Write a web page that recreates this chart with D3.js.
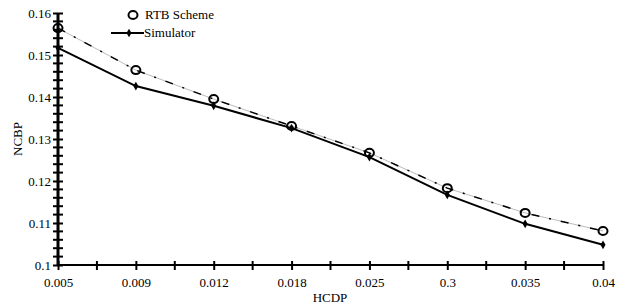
<!DOCTYPE html>
<html>
<head>
<meta charset="utf-8">
<script src="https://cdn.jsdelivr.net/npm/d3@7"></script>
<style>
  body { margin: 0; background: #fff; }
  svg, svg text { font-family: 'Liberation Serif', 'DejaVu Serif', serif !important; fill: #000; }
</style>
</head>
<body>
<svg id="chart" width="623" height="307"></svg>
<script>
// THE DATA
const categories = ["0.005", "0.009", "0.012", "0.018", "0.025", "0.3", "0.035", "0.04"];
const rtbScheme = [0.1564, 0.1464, 0.1395, 0.1331, 0.1267, 0.1183, 0.1124, 0.1081];
const simulator = [0.1517, 0.1426, 0.1379, 0.1326, 0.1257, 0.1167, 0.1098, 0.1048];
const yTicks = [0.1, 0.11, 0.12, 0.13, 0.14, 0.15, 0.16];

const svg = d3.select("#chart");
const margin = {left: 58, right: 20, top: 13, bottom: 42};
const width = 623, height = 307;
const fs = 13;

const x = d3.scalePoint()
  .domain(categories)
  .range([margin.left, width - margin.right]);

const y = d3.scaleLinear()
  .domain([0.1, 0.16])
  .range([height - margin.bottom, margin.top]);

// axes
const xAxis = svg.append("g")
  .attr("transform", `translate(0,${height - margin.bottom})`)
  .call(d3.axisBottom(x).tickSize(6).tickPadding(7));
xAxis.attr("font-family", null);
xAxis.select(".domain").attr("stroke-width", 2).attr("d", `M${margin.left},0H${width - margin.right}`);
xAxis.selectAll(".tick line").attr("y1", -4).attr("y2", 5).attr("stroke-width", 2);
xAxis.selectAll("text").attr("font-size", fs);

// minor x ticks halfway between categories
const step = x.step();
xAxis.selectAll(".minor")
  .data(categories.slice(0, -1))
  .join("line")
  .attr("x1", d => x(d) + step / 2)
  .attr("x2", d => x(d) + step / 2)
  .attr("y1", -4).attr("y2", 5)
  .attr("stroke", "#000").attr("stroke-width", 2);

const yAxis = svg.append("g")
  .attr("transform", `translate(${margin.left},0)`)
  .call(d3.axisLeft(y).tickValues(yTicks).tickFormat(d3.format("~g")).tickSize(5).tickPadding(2));
yAxis.attr("font-family", null);
yAxis.select(".domain").attr("stroke-width", 3).attr("d", `M0,${height - margin.bottom}V${margin.top}`);
yAxis.selectAll(".tick line").attr("x1", -5).attr("x2", 5).attr("stroke-width", 2);
yAxis.selectAll("text").attr("font-size", fs);

const minorY = d3.range(0, 31).map(i => 0.1 + i * 0.002).filter((d, i) => i % 5 !== 0);
yAxis.selectAll(".minor")
  .data(minorY)
  .join("line")
  .attr("x1", -5).attr("x2", 5)
  .attr("y1", d => y(d)).attr("y2", d => y(d))
  .attr("stroke", "#000").attr("stroke-width", 2);

// axis labels
svg.append("text")
  .attr("x", 330)
  .attr("y", 302)
  .attr("text-anchor", "middle")
  .attr("font-size", fs)
  .text("HCDP");

svg.append("text")
  .attr("transform", `translate(22,${(margin.top + height - margin.bottom) / 2}) rotate(-90)`)
  .attr("text-anchor", "middle")
  .attr("font-size", fs)
  .text("NCBP");

// lines
const line = d3.line()
  .x((d, i) => x(categories[i]))
  .y(d => y(d));

// RTB: thin grey line with black dashes on top
svg.append("path")
  .datum(rtbScheme)
  .attr("d", line)
  .attr("fill", "none")
  .attr("stroke", "#bbb")
  .attr("stroke-width", 1);
svg.append("path")
  .datum(rtbScheme)
  .attr("d", line)
  .attr("fill", "none")
  .attr("stroke", "#000")
  .attr("stroke-width", 1.5)
  .attr("stroke-dasharray", "8,10,2,10");

svg.append("path")
  .datum(simulator)
  .attr("d", line)
  .attr("fill", "none")
  .attr("stroke", "#000")
  .attr("stroke-width", 2);

// markers
const diamond = d3.symbol().type(d3.symbolDiamond).size(22);
svg.selectAll(".sim")
  .data(simulator)
  .join("path")
  .attr("d", diamond)
  .attr("transform", (d, i) => `translate(${x(categories[i])},${y(d)})`)
  .attr("fill", "#000");

svg.selectAll(".rtb")
  .data(rtbScheme)
  .join("ellipse")
  .attr("cx", (d, i) => x(categories[i]))
  .attr("cy", d => y(d))
  .attr("rx", 4.5)
  .attr("ry", 4)
  .attr("fill", "none")
  .attr("stroke", "#000")
  .attr("stroke-width", 2);

// legend
const legend = svg.append("g");
legend.append("ellipse")
  .attr("cx", 133).attr("cy", 15).attr("rx", 4.5).attr("ry", 4)
  .attr("fill", "none").attr("stroke", "#000").attr("stroke-width", 2);
legend.append("text").attr("x", 145).attr("y", 19).attr("font-size", fs).text("RTB Scheme");
legend.append("line")
  .attr("x1", 111).attr("x2", 144).attr("y1", 33).attr("y2", 33)
  .attr("stroke", "#000").attr("stroke-width", 2);
legend.append("path")
  .attr("d", diamond)
  .attr("transform", "translate(129,33)")
  .attr("fill", "#000");
legend.append("text").attr("x", 144).attr("y", 37).attr("font-size", fs).text("Simulator");
</script>
</body>
</html>
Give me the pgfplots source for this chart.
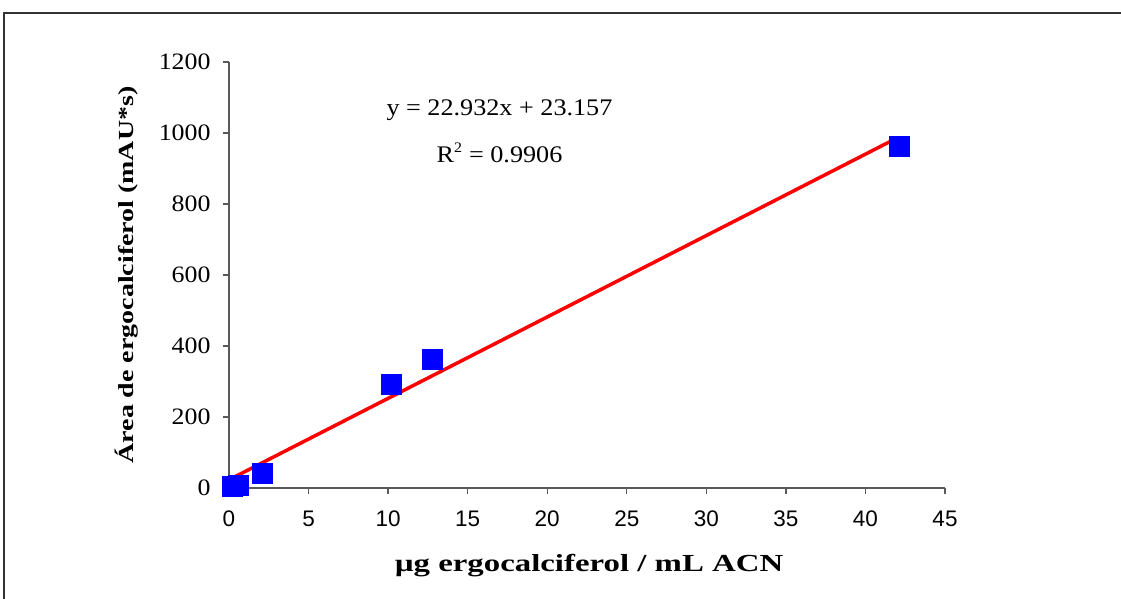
\documentclass[border=0pt]{standalone}
\usepackage{fontspec}
\setmainfont[FakeStretch=1.1]{Liberation Serif}
\newfontfamily\labfont[FakeStretch=1.3]{Liberation Serif}
\newfontfamily\xlabfont[FakeStretch=1.34]{Liberation Serif}
\newfontfamily\sansfont{Liberation Sans}
\usepackage{pgfplots}
\pgfplotsset{compat=1.18}
\begin{document}
\begin{tikzpicture}[x=1pt,y=1pt]
\path[use as bounding box] (0,0) rectangle (1121,599);
\draw[line width=2pt, black!80] (4,-2) -- (4,586) -- (1123,586);
\begin{axis}[
  scale only axis, width=716pt, height=426pt,
  at={(229pt,111pt)}, anchor=south west,
  xmin=0, xmax=45, ymin=0, ymax=1200,
  axis lines=left,
  axis line style={-, gray!70!black, line width=1.3pt},
  xtick={0,5,...,45}, ytick={0,200,...,1200},
  tick align=outside, major tick length=6pt,
  tick style={gray!70!black, line width=1.3pt},
  /pgf/number format/assume math mode=true,
  /pgf/number format/1000 sep={},
  xticklabel style={font=\sansfont\fontsize{22.5pt}{26pt}\selectfont, yshift=-13pt},
  yticklabel style={font=\fontsize{23.5pt}{27pt}\selectfont, xshift=-9pt},
  xlabel={µg ergocalciferol / mL ACN},
  ylabel={Área de ergocalciferol (mAU*s)},
  xlabel style={font=\xlabfont\bfseries\fontsize{24.5pt}{28pt}\selectfont, at={(axis description cs:0.5,0)}, anchor=center, yshift=-78pt, xshift=2pt},
  ylabel style={font=\labfont\bfseries\fontsize{21.5pt}{26pt}\selectfont, at={(axis description cs:0,0.5)}, anchor=center, yshift=102pt},
  clip=false,
]
\addplot[only marks, mark=square*, mark size=10pt, color=blue] coordinates {
(0.2,4) (0.6,7) (2.07,41) (10.2,291) (12.8,362) (42.1,962)};
\addplot[red, line width=3.5pt] coordinates {(0,23.157) (42,986.3)};
\node[font=\fontsize{23.8pt}{27pt}\selectfont] at (axis cs:17,1064) {y = 22.932x + 23.157};
\node[font=\fontsize{23.8pt}{27pt}\selectfont] at (axis cs:17,944) {R$^{\mbox{\fontsize{14.5pt}{15pt}\selectfont 2}}$ = 0.9906};
\end{axis}
\end{tikzpicture}
\end{document}
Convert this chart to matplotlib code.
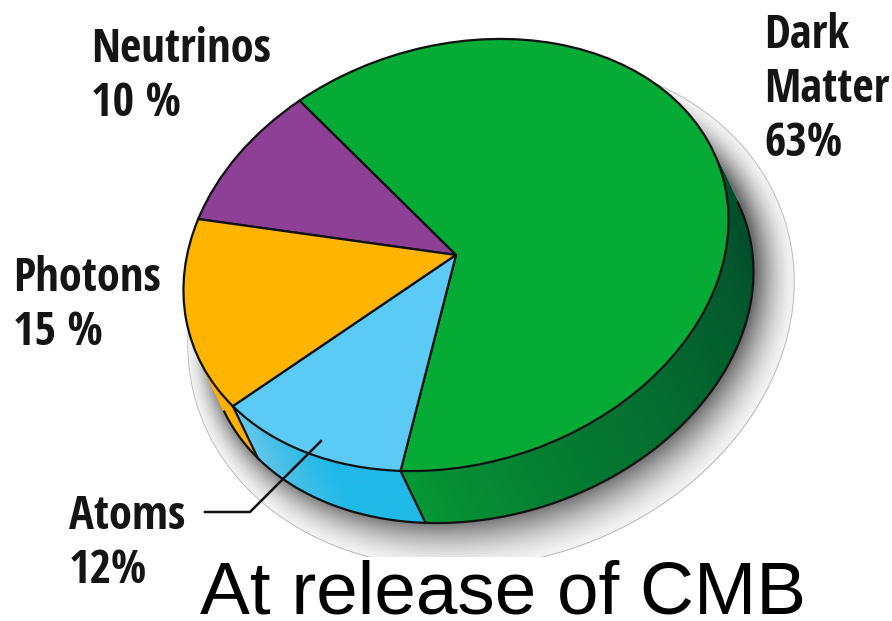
import numpy as np
import matplotlib
matplotlib.use("Agg")
import matplotlib.pyplot as plt
from matplotlib.collections import PolyCollection
from matplotlib.patches import Ellipse, Rectangle
from matplotlib.transforms import Affine2D

#Chart data
labels=["Dark Matter","Neutrinos","Photons","Atoms"]
values=[63,10,15,12]
top_colors=["#05AB35","#8E3F96","#FFB400","#5BCBF5"]
texts=["Dark\nMatter\n63%","Neutrinos\n10 %","Photons\n15 %","Atoms\n12%"]
caption="At release of CMB"

narrow=["Open Sans Condensed","Fira Sans Condensed","Liberation Sans"]

#Ellipse geometry, in pixels with y going up
H=621
cx,cy=456,H-255
a,b,tilt=278,209,17.4
dx,dy=25,-52
start=-115
base=Affine2D().scale(a,b).rotate_deg(tilt).translate(cx,cy)

def rim(t):
  p=np.column_stack([np.cos(np.radians(t)),np.sin(np.radians(t))])
  return base.transform(p)

def mix(c1,c2,f):
  c1=np.array(matplotlib.colors.to_rgb(c1)); c2=np.array(matplotlib.colors.to_rgb(c2))
  return tuple(c1+(c2-c1)*f)

fig=plt.figure(figsize=(8.92,6.21),dpi=100)
ax=fig.add_axes([0,0,1,1])

#Soft shadow, outer to inner
n=50
for i in range(n):
  f=i/(n-1)
  ell=Ellipse((cx+35-7*f,cy-58+8*f),2*(a+30-30*f),2*(b+40-40*f),angle=tilt,
              facecolor=str(0.95-0.52*f**1.6),edgecolor="#BDBDBD" if i==0 else "none",lw=0.8,zorder=1)
  ax.add_patch(ell)
#The caption box hides the shadow at the bottom
ax.add_patch(Rectangle((150,0),742,H-557,facecolor="white",edgecolor="none",zorder=2))

#Side of the pie, as thin strips
edges=start+np.cumsum([0]+[v*3.6 for v in values])
strips=[]; cols=[]
for k,(t0,t1) in enumerate(zip(edges[:-1],edges[1:])):
  ts=np.linspace(t0,t1,int(t1-t0)*2+2)
  top=rim(ts)
  for i in range(len(ts)-1):
    strips.append([top[i],top[i+1],top[i+1]+[dx,dy],top[i]+[dx,dy]])
    t=ts[i]
    if k==0:
      f=np.clip((t-start)/(-10-start),0,1)
      cols.append(mix("#069A35","#004F2B",f**0.8))
    elif k==2:
      cols.append("#FFB000")
    elif k==3:
      f=(t-edges[3])/(edges[4]-edges[3])
      cols.append(mix("#66C9EE","#1FBBEA",min(f*1.6,1)))
    else:
      cols.append("#6A2C72")
ax.add_collection(PolyCollection(strips,facecolors=cols,edgecolors=cols,linewidths=0.4,zorder=3))

#Outline of the side
ts=np.linspace(-173.7,6.3,300)
ax.plot(*(rim(ts)+[dx,dy]).T,color="#111111",lw=1.6,zorder=4)
for t in [edges[0],edges[3]]:
  p=rim(np.array([t]))[0]
  ax.plot([p[0],p[0]+dx],[p[1],p[1]+dy],color="#111111",lw=1.6,zorder=4)

#Top face
wedges,_=ax.pie(values,colors=top_colors,startangle=start,counterclock=True,radius=1,
                wedgeprops=dict(edgecolor="#111111",linewidth=1.6))
for w in wedges:
  w.set_transform(base+ax.transData)
  w.set_zorder(5)

ax.set_aspect("auto")
ax.set_xlim(0,892)
ax.set_ylim(0,H)
ax.axis("off")

#Leader line for Atoms
ax.plot([205,250,321],[H-512,H-512,H-441],color="#111111",lw=1.8,zorder=6)

#Labels
spots=[(764,H-12),(91,H-26),(13,H-255),(69,H-493)]
for s,(x,y) in zip(texts,spots):
  ax.text(x,y,s,family=narrow,weight="bold",fontsize=33.5,color="#151515",va="top",ha="left",
          linespacing=1.19,zorder=7)
ax.text(200,H-613.5,caption,family="Liberation Sans",fontsize=53.8,color="black",va="baseline",ha="left",zorder=7)

fig.savefig("out.png",dpi=100)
····················
The task: Up to and including the line that contains "const yTicks = [0.1, 0.11, 0.12, 0.13, 0.14, 0.15, 0.16];", print the records above exactly from their first line, without any pictures.

Task output:
Write a web page that recreates this chart with D3.js.
<!DOCTYPE html>
<html>
<head>
<meta charset="utf-8">
<script src="https://cdn.jsdelivr.net/npm/d3@7"></script>
<style>
  body { margin: 0; background: #fff; }
  svg, svg text { font-family: 'Liberation Serif', 'DejaVu Serif', serif !important; fill: #000; }
</style>
</head>
<body>
<svg id="chart" width="623" height="307"></svg>
<script>
// THE DATA
const categories = ["0.005", "0.009", "0.012", "0.018", "0.025", "0.3", "0.035", "0.04"];
const rtbScheme = [0.1564, 0.1464, 0.1395, 0.1331, 0.1267, 0.1183, 0.1124, 0.1081];
const simulator = [0.1517, 0.1426, 0.1379, 0.1326, 0.1257, 0.1167, 0.1098, 0.1048];
const yTicks = [0.1, 0.11, 0.12, 0.13, 0.14, 0.15, 0.16];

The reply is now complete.